>> BEGIN Data section

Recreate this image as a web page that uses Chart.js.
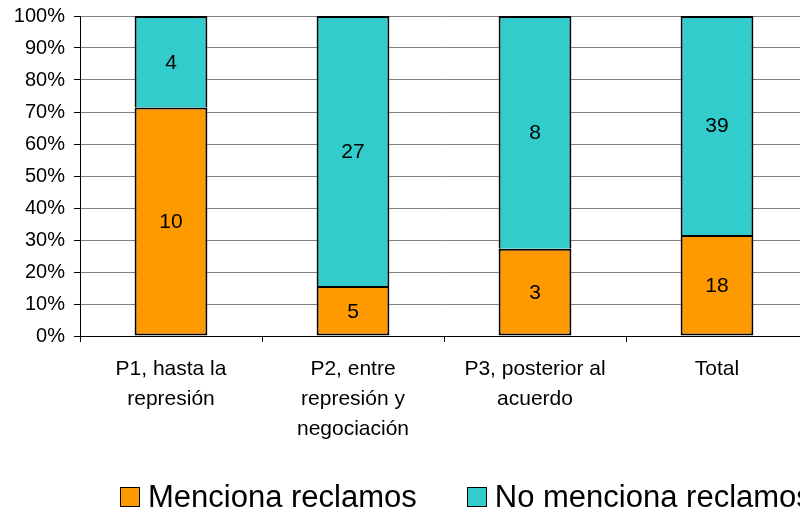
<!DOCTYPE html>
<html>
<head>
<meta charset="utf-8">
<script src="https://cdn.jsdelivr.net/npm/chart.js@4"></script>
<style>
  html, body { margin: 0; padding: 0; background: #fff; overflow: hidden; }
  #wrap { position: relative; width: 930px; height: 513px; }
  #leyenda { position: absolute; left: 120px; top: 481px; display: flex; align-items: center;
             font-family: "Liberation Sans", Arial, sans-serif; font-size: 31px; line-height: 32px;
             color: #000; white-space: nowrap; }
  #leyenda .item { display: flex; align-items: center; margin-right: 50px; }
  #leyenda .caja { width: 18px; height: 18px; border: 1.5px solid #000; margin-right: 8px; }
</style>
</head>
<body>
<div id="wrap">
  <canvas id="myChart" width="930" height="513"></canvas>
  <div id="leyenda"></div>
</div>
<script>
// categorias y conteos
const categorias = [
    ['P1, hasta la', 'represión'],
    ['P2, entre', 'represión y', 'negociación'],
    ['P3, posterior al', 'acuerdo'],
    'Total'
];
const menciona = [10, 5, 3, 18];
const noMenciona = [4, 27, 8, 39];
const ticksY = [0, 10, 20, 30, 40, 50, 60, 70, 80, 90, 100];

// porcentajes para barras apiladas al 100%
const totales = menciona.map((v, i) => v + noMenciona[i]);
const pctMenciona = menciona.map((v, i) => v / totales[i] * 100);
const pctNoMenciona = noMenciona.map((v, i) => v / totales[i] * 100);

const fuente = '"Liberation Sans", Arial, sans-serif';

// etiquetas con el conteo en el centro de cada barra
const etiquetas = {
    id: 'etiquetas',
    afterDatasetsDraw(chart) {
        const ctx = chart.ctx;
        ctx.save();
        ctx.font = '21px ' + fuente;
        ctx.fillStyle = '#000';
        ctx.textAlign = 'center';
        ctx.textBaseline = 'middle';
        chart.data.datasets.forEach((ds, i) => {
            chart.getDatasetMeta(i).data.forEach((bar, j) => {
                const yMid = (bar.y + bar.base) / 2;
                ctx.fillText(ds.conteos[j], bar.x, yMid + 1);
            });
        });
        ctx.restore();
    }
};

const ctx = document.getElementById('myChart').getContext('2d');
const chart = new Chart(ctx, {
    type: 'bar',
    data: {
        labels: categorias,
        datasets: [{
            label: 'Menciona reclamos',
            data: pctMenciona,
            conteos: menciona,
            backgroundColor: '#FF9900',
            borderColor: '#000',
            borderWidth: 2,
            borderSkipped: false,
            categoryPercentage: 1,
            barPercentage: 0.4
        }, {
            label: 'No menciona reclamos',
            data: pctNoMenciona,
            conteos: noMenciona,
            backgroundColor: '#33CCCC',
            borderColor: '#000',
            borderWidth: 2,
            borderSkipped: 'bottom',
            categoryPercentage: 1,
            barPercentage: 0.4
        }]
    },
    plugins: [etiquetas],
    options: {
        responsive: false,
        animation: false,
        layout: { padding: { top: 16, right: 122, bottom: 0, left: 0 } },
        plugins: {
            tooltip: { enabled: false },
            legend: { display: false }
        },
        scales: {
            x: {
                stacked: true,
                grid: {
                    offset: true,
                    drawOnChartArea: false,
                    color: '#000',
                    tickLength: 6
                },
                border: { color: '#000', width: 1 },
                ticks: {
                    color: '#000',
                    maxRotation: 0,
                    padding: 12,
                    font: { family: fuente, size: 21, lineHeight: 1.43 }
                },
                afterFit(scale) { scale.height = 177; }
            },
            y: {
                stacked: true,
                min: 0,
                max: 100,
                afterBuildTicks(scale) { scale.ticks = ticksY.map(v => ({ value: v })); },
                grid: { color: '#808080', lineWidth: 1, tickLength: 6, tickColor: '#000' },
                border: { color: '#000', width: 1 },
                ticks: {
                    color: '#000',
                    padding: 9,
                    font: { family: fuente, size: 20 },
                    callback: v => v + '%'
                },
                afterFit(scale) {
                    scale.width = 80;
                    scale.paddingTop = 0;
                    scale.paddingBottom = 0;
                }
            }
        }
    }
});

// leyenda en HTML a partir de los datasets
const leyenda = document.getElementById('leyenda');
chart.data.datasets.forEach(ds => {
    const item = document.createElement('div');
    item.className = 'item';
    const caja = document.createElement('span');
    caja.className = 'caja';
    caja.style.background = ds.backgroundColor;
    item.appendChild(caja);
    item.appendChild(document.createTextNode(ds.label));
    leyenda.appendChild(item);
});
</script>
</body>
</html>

>> END Data section

# The problem
Without the pictures, print the whole listing exactly as given.

# Reply
Recreate this image as a web page that uses Chart.js.
<!DOCTYPE html>
<html>
<head>
<meta charset="utf-8">
<script src="https://cdn.jsdelivr.net/npm/chart.js@4"></script>
<style>
  html, body { margin: 0; padding: 0; background: #fff; overflow: hidden; }
  #wrap { position: relative; width: 930px; height: 513px; }
  #leyenda { position: absolute; left: 120px; top: 481px; display: flex; align-items: center;
             font-family: "Liberation Sans", Arial, sans-serif; font-size: 31px; line-height: 32px;
             color: #000; white-space: nowrap; }
  #leyenda .item { display: flex; align-items: center; margin-right: 50px; }
  #leyenda .caja { width: 18px; height: 18px; border: 1.5px solid #000; margin-right: 8px; }
</style>
</head>
<body>
<div id="wrap">
  <canvas id="myChart" width="930" height="513"></canvas>
  <div id="leyenda"></div>
</div>
<script>
// categorias y conteos
const categorias = [
    ['P1, hasta la', 'represión'],
    ['P2, entre', 'represión y', 'negociación'],
    ['P3, posterior al', 'acuerdo'],
    'Total'
];
const menciona = [10, 5, 3, 18];
const noMenciona = [4, 27, 8, 39];
const ticksY = [0, 10, 20, 30, 40, 50, 60, 70, 80, 90, 100];

// porcentajes para barras apiladas al 100%
const totales = menciona.map((v, i) => v + noMenciona[i]);
const pctMenciona = menciona.map((v, i) => v / totales[i] * 100);
const pctNoMenciona = noMenciona.map((v, i) => v / totales[i] * 100);

const fuente = '"Liberation Sans", Arial, sans-serif';

// etiquetas con el conteo en el centro de cada barra
const etiquetas = {
    id: 'etiquetas',
    afterDatasetsDraw(chart) {
        const ctx = chart.ctx;
        ctx.save();
        ctx.font = '21px ' + fuente;
        ctx.fillStyle = '#000';
        ctx.textAlign = 'center';
        ctx.textBaseline = 'middle';
        chart.data.datasets.forEach((ds, i) => {
            chart.getDatasetMeta(i).data.forEach((bar, j) => {
                const yMid = (bar.y + bar.base) / 2;
                ctx.fillText(ds.conteos[j], bar.x, yMid + 1);
            });
        });
        ctx.restore();
    }
};

const ctx = document.getElementById('myChart').getContext('2d');
const chart = new Chart(ctx, {
    type: 'bar',
    data: {
        labels: categorias,
        datasets: [{
            label: 'Menciona reclamos',
            data: pctMenciona,
            conteos: menciona,
            backgroundColor: '#FF9900',
            borderColor: '#000',
            borderWidth: 2,
            borderSkipped: false,
            categoryPercentage: 1,
            barPercentage: 0.4
        }, {
            label: 'No menciona reclamos',
            data: pctNoMenciona,
            conteos: noMenciona,
            backgroundColor: '#33CCCC',
            borderColor: '#000',
            borderWidth: 2,
            borderSkipped: 'bottom',
            categoryPercentage: 1,
            barPercentage: 0.4
        }]
    },
    plugins: [etiquetas],
    options: {
        responsive: false,
        animation: false,
        layout: { padding: { top: 16, right: 122, bottom: 0, left: 0 } },
        plugins: {
            tooltip: { enabled: false },
            legend: { display: false }
        },
        scales: {
            x: {
                stacked: true,
                grid: {
                    offset: true,
                    drawOnChartArea: false,
                    color: '#000',
                    tickLength: 6
                },
                border: { color: '#000', width: 1 },
                ticks: {
                    color: '#000',
                    maxRotation: 0,
                    padding: 12,
                    font: { family: fuente, size: 21, lineHeight: 1.43 }
                },
                afterFit(scale) { scale.height = 177; }
            },
            y: {
                stacked: true,
                min: 0,
                max: 100,
                afterBuildTicks(scale) { scale.ticks = ticksY.map(v => ({ value: v })); },
                grid: { color: '#808080', lineWidth: 1, tickLength: 6, tickColor: '#000' },
                border: { color: '#000', width: 1 },
                ticks: {
                    color: '#000',
                    padding: 9,
                    font: { family: fuente, size: 20 },
                    callback: v => v + '%'
                },
                afterFit(scale) {
                    scale.width = 80;
                    scale.paddingTop = 0;
                    scale.paddingBottom = 0;
                }
            }
        }
    }
});

// leyenda en HTML a partir de los datasets
const leyenda = document.getElementById('leyenda');
chart.data.datasets.forEach(ds => {
    const item = document.createElement('div');
    item.className = 'item';
    const caja = document.createElement('span');
    caja.className = 'caja';
    caja.style.background = ds.backgroundColor;
    item.appendChild(caja);
    item.appendChild(document.createTextNode(ds.label));
    leyenda.appendChild(item);
});
</script>
</body>
</html>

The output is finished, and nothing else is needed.